SFAP 2014 : « À la croisée des tensions : du mouvement des soins palliatifs aux soins palliatifs en mouvement “
Jean-Pierre Lebrun, psychanalyste de Namur, nous a rappelé des notions essentielles de ce qui caractérise l’humain. Car c’est quoi l’humain ? L’homme est le seul animal qui parle, qui a la faculté d’évoluer dans les trois champs du réel, de l’imaginaire et du symbolique.
Le trou dans l’Être
Mais si le bébé immature découvre le monde, le réel, immergé dans le bain du langage, il est confronté en même temps et définitivement à l’incapacité de dire vraiment ce qu’il ressent (expérience du continu dans le vécu) par le discours (marqué par le discontinu). Si bien que les mots ratent toujours leurs cibles. Le mot ne sera jamais la chose, même s’il la représente. Cet échec de la capacité de dire creuse « un trou dedans » qu’il nous faudra border en permanence par d’incessantes tentatives de trouver les mots pour dire vrai. Le langage est ici à prendre dans le sens large de tout ce qui fait signe (verbal et extra-verbal, champ du symbolique constitutif de l’humain).

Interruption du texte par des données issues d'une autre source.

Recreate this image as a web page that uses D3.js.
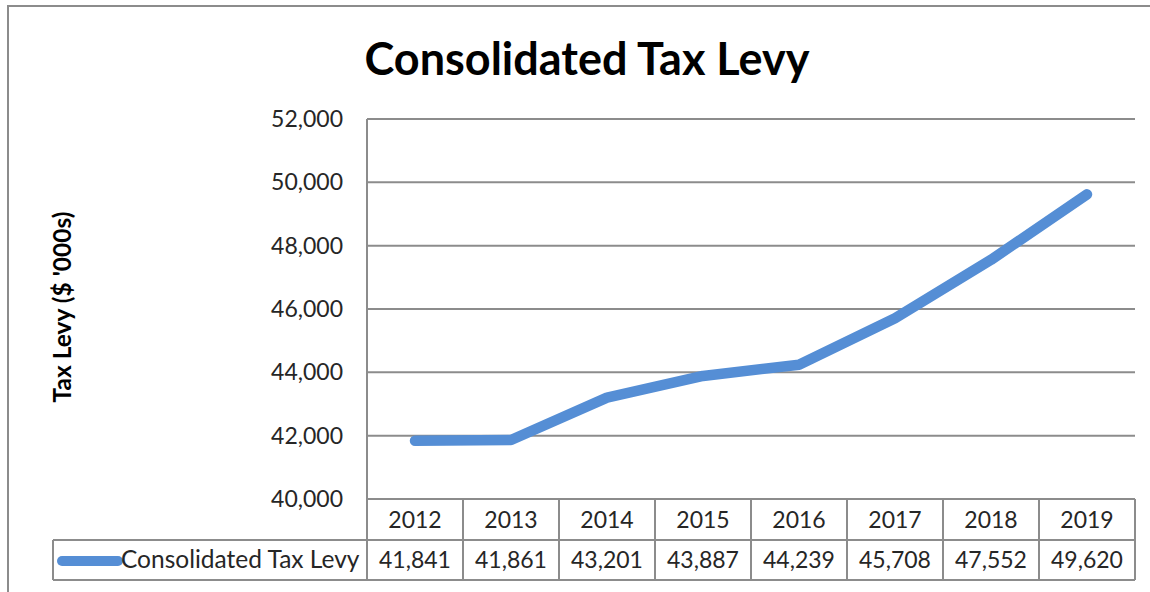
<!DOCTYPE html>
<html><head><meta charset="utf-8">
<script src="https://cdn.jsdelivr.net/npm/d3@7"></script>
<style>body{margin:0;background:#fff}svg{display:block}</style>
</head><body>
<svg id="c" width="1150" height="592"></svg>
<script>
const years = ["2012","2013","2014","2015","2016","2017","2018","2019"];
const levy = [41841,41861,43201,43887,44239,45708,47552,49620];
const yTicks = [40000,42000,44000,46000,48000,50000,52000];
const seriesName = "Consolidated Tax Levy";
const chartTitle = "Consolidated Tax Levy";
const yTitle = "Tax Levy ($ '000s)";

const FONT = "Lato, 'Open Sans', sans-serif";
const GRID = "#8c8c8c";
const BLUE = "#558ed5";
const TXT = "#262626";
const svg = d3.select("#c");

// outer frame
svg.append("rect").attr("x",8).attr("y",6).attr("width",1160).attr("height",600)
  .attr("fill","none").attr("stroke",GRID).attr("stroke-width",2);

const pLeft=367, pRight=1135, pTop=119, pBottom=499;
const x = d3.scaleBand().domain(years).range([pLeft,pRight]);
const y = d3.scaleLinear().domain([40000,52000]).range([pBottom,pTop]);

svg.append("text").attr("x",587).attr("y",75).attr("text-anchor","middle")
  .attr("font-family",FONT).attr("font-weight","bold").attr("font-size",45)
  .attr("fill","#000").text(chartTitle);

// gridlines
svg.append("g").selectAll("line").data(yTicks.filter(d=>d>40000)).join("line")
  .attr("x1",pLeft).attr("x2",pRight).attr("y1",d=>y(d)).attr("y2",d=>y(d))
  .attr("stroke",GRID).attr("stroke-width",2);

// y axis labels
const fmt = d3.format(",");
svg.append("g").selectAll("text").data(yTicks).join("text")
  .attr("x",343).attr("y",d=>y(d)+8).attr("text-anchor","end")
  .attr("font-family",FONT).attr("font-size",23).attr("fill",TXT)
  .text(d=>fmt(d));

// y title
svg.append("text").attr("transform","translate(71,307) rotate(-90)")
  .attr("text-anchor","middle").attr("font-family",FONT).attr("font-weight","bold")
  .attr("font-size",24.5).attr("fill","#000").text(yTitle);

// table
const rowTop = pBottom, rowMid = 540, rowBot = 580, legLeft = 53;
const tg = svg.append("g").attr("stroke",GRID).attr("stroke-width",2).attr("fill","none");
tg.append("line").attr("x1",pLeft).attr("x2",pLeft).attr("y1",pTop).attr("y2",rowBot);
tg.append("line").attr("x1",pLeft).attr("x2",pRight).attr("y1",rowTop).attr("y2",rowTop);
tg.append("line").attr("x1",legLeft).attr("x2",pRight).attr("y1",rowMid).attr("y2",rowMid);
tg.append("line").attr("x1",legLeft).attr("x2",pRight).attr("y1",rowBot).attr("y2",rowBot);
tg.append("line").attr("x1",legLeft).attr("x2",legLeft).attr("y1",rowMid).attr("y2",rowBot);
tg.selectAll("line.v").data(years).join("line").attr("class","v")
  .attr("x1",d=>x(d)+x.bandwidth()).attr("x2",d=>x(d)+x.bandwidth())
  .attr("y1",rowTop).attr("y2",rowBot);

svg.append("g").selectAll("text").data(years).join("text")
  .attr("x",d=>x(d)+x.bandwidth()/2).attr("y",528).attr("text-anchor","middle")
  .attr("font-family",FONT).attr("font-size",23).attr("fill",TXT).text(d=>d);
svg.append("g").selectAll("text").data(levy).join("text")
  .attr("x",(d,i)=>x(years[i])+x.bandwidth()/2).attr("y",568).attr("text-anchor","middle")
  .attr("font-family",FONT).attr("font-size",23).attr("fill",TXT).text(d=>fmt(d));

// legend
svg.append("line").attr("x1",62).attr("x2",118).attr("y1",561).attr("y2",561)
  .attr("stroke",BLUE).attr("stroke-width",10).attr("stroke-linecap","round");
svg.append("text").attr("x",121).attr("y",568).attr("font-family",FONT).attr("font-size",24.5)
  .attr("fill",TXT).text(seriesName);

// line
const line = d3.line().x((d,i)=>x(years[i])+x.bandwidth()/2).y(d=>y(d));
svg.append("path").datum(levy).attr("d",line).attr("fill","none")
  .attr("stroke",BLUE).attr("stroke-width",10.5).attr("stroke-linecap","round").attr("stroke-linejoin","round");
</script>
</body></html>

Les mots font la singularité du sujet. Or la médecine scientifique actuelle ne prête plus attention à la parole du malade. Le docteur Knock savait bien, lui, qu’il est important d’entendre si « ça chatouille ou si ça grattouille ». Le médecin moderne qui retient froidement « prurit » a évacué le malade en tant que personne. Il est important aussi de redonner aux soignants et aux accompagnants accès à leur propre parole. C’est dans la parole collective, dans la singularité des mots (ou des signes) de chacun que peut se faire la rencontre. « On lie les bœufs par les cornes, les hommes par la parole ». L’intensification puissante et à tendance mortifère du discours scientifique médical nous oblige à faire ce travail constant de réhumanisation.
Ce « trou dedans » a été largement nourri et bordé pendant ce congrès par les interventions dans les plénières et les ateliers, par les échanges plus informels entre nous. Et que dire du feu d’artifice de mots, de gestes, de musique, offert par Eric Fiat lors de la clôture du congrès ? Il nous a fait vivre ce que ressentent les loups puissants ou misérables chez La Fontaine, les désirs et les effrois face à la mort dans « La Mort et le malheureux » et « La Mort et le mourant » du même auteur, les peurs et les espérances de la Belle et de la Bête, magnifiquement évoquées par la musique de Ravel (Les entretiens de la Belle et de la Bête). Lorsque la Belle accepte de se confronter à l’horrible de la Bête et le voit se transformer en beau Prince, la rencontre humaine surgit. Eric Fiat nous a souhaité de faire vivre cette magie dans nos accompagnements, d’assumer ainsi les « grandeurs et misères du conflit en fin de vie ».